Tuesday 15 March 2011

Modern Livery Companies Dinner

An enjoyable occasion twice a year is the Modern Livery Companies' Dinner-one in the Spring, one in the Autumn. A different Company hosts on each occasion. The Marketors will be hosting in Spring 2012. On these occasions Masters are allowed out without their Clerks. Enough said.

 Last night the Worshipful Company of Builders Merchants were the hosts at Founders Hall. The Founders (as in Iron Founders) are an ancient Company whose history goes back into the fourteenth century and since then they have had a number of halls but the current one was built in 1987. It is contemporary but very stylish and redolent of their history. This is the Company that for centuries had control over weights and measures until well into Victoria's reign when official authorities took over responsibility for weights and measures.
                                                            
                                                                              
Modern Companies are so called because they came into being from the twentieth century onwards.

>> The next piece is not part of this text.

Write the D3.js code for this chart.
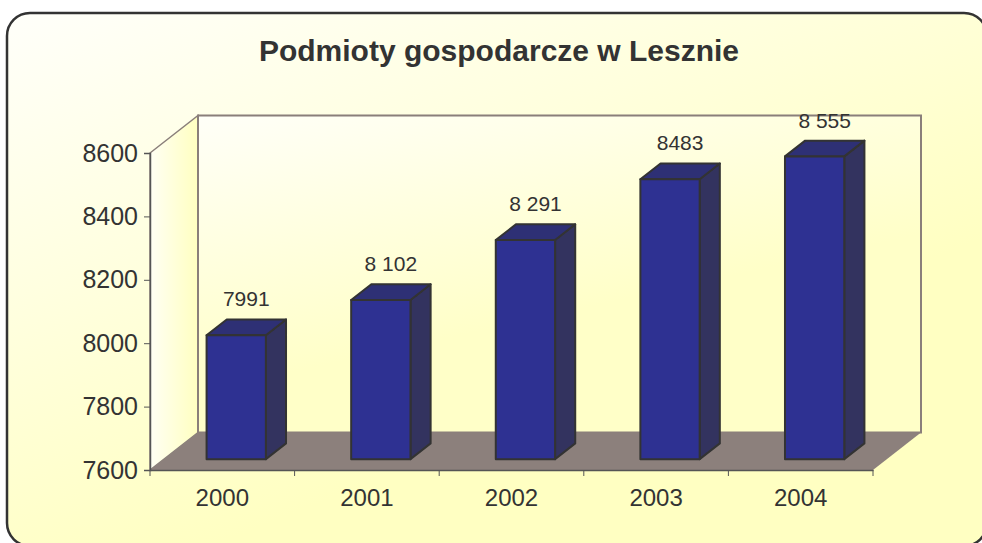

After the Fan Makers were granted their Livery in 1809 no new Companies were formed for over a  100 years until the Master Mariners in 1926. There are now 38 'Modern' Livery Companies. 20 of them sat down to dinner last night.

Sitting on the top table I found myself between the Lady Master of the Constructors,  and the Upper Warden of the Chartered Architects. Both are architects and if you think economics is the 'dismal science' it has little on architectural practice in the current recessionary times. More uplifting was the after dinner speaker Alderman David Wootton. But it's tricky speaking to modern Livery Companies as only a very small number of them are directly or indirectly related to that huge engine which drives the square mile -financial services. It was clear from the questions that David Wootton fielded afterwards that modern  Companies, all made up of practising members of their profession, largely non-financial, all supported the City and Mayoralty but felt a little out of the frame because of the overriding importance of financial services as the lifeblood of the City. Something on which the Livery Committee, or higher bodies, might usefully reflect. Particularly as there are more non-financial guilds now moving up to modern Livery status.